New code has been added, in trunk for a highly efficient binary protocol marshalling for stateful sessions. While Drools 4 supported standard serialisation of Working Memories, it used the default serialisation, this is both very slow and memory bloating. It also has the problem that it just serialises the user objects with it.

The new marshalling implementation allows for a strategy approach when handling the marshalling of user objects. You register different strategies for different name spaces. Currently we have two strategies, Serialised and Identity. Serialised just writes the user object to the stream via standard readObject/writeObject methods. Identity assigns the user object an id, from an int counter, and places it in a map and writes the id to the stream. Reading in uses that map to lookup the user object. Identity strategy is thus stateful, the write method can only be called once but read can be called repeatedly. Other strategies will be added, such as hibernate place holder support.

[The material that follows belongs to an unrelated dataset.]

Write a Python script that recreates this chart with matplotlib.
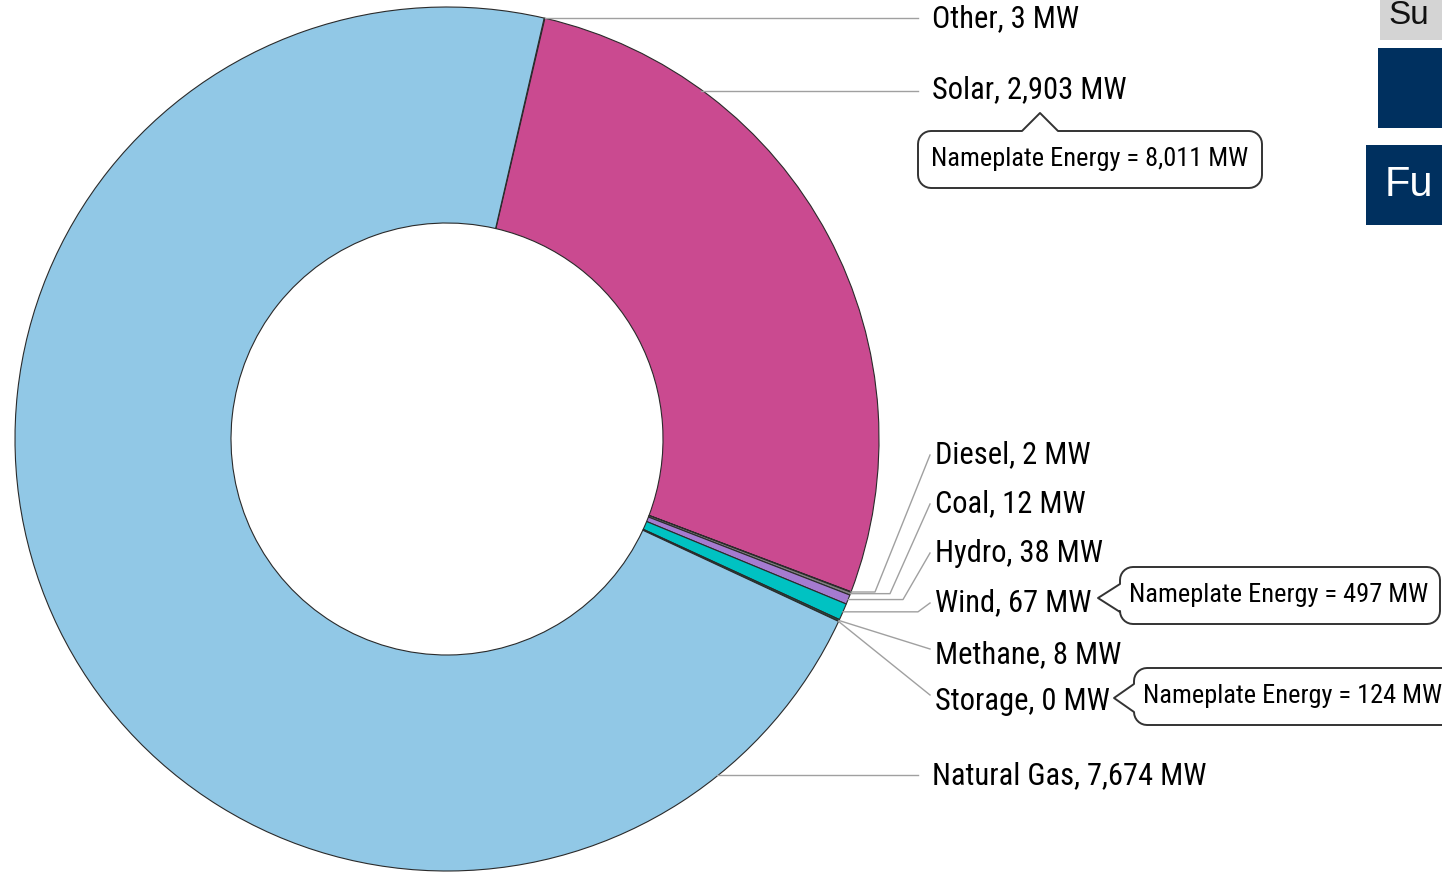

Users can of course write there own.

So what does this give?
  • Session pause/resume, ideal for moving a session to a new server or restarting an existing server.
  • General snap shotting, backup. You could do a poor man's high availability by snap shotting the session at the end of each transaction. Later we will be extending this binary protocol to support journalling and also replication via clustering.
  • Pre-loaded session templates. If you repeatedly create stateful sessions with the same base set of data and the insertion time is annoying, now you can just populate the session once and write out to a byte[] and use that as a template for further session creations.
  • Long term persistence, needed for our process integration work.

You can see the MarshallingTest to look at the integration tests in place at the moment.

In integrationtests' SerializationHelper you can see the helper methods there demonstrating how it all works.

The DefaultMarshalling class uses the Identity strategy if it is not passed a strategy factory. The Identity strategy is used throughout the tests.

The read/write marshalling is maintained in two files InputMarshaller and OutputMarshaller, this will allow better handling of backwards compatiblity in the future.

It's still very alphaware, but please do start trying it. I need to tidy up the debug output and will do that soon, I'll probably make each read/write method take a String which will be written to the log when debug is on. It currently sorts a number of map/set data structures, this is for debugging so that testing can round trip for data loss, I will make sure that it can be disabled for production. The following types don't yet marshall, not sure how to handle date/time stuff at the moment:
Temporal Sessions do not marshall
Scheduled rules, duration attribution do not marhsall

Implementations have not been added for accumulate, collect, from and rightinputadapter.

We are just hooking up the process marshalling into this at the moment.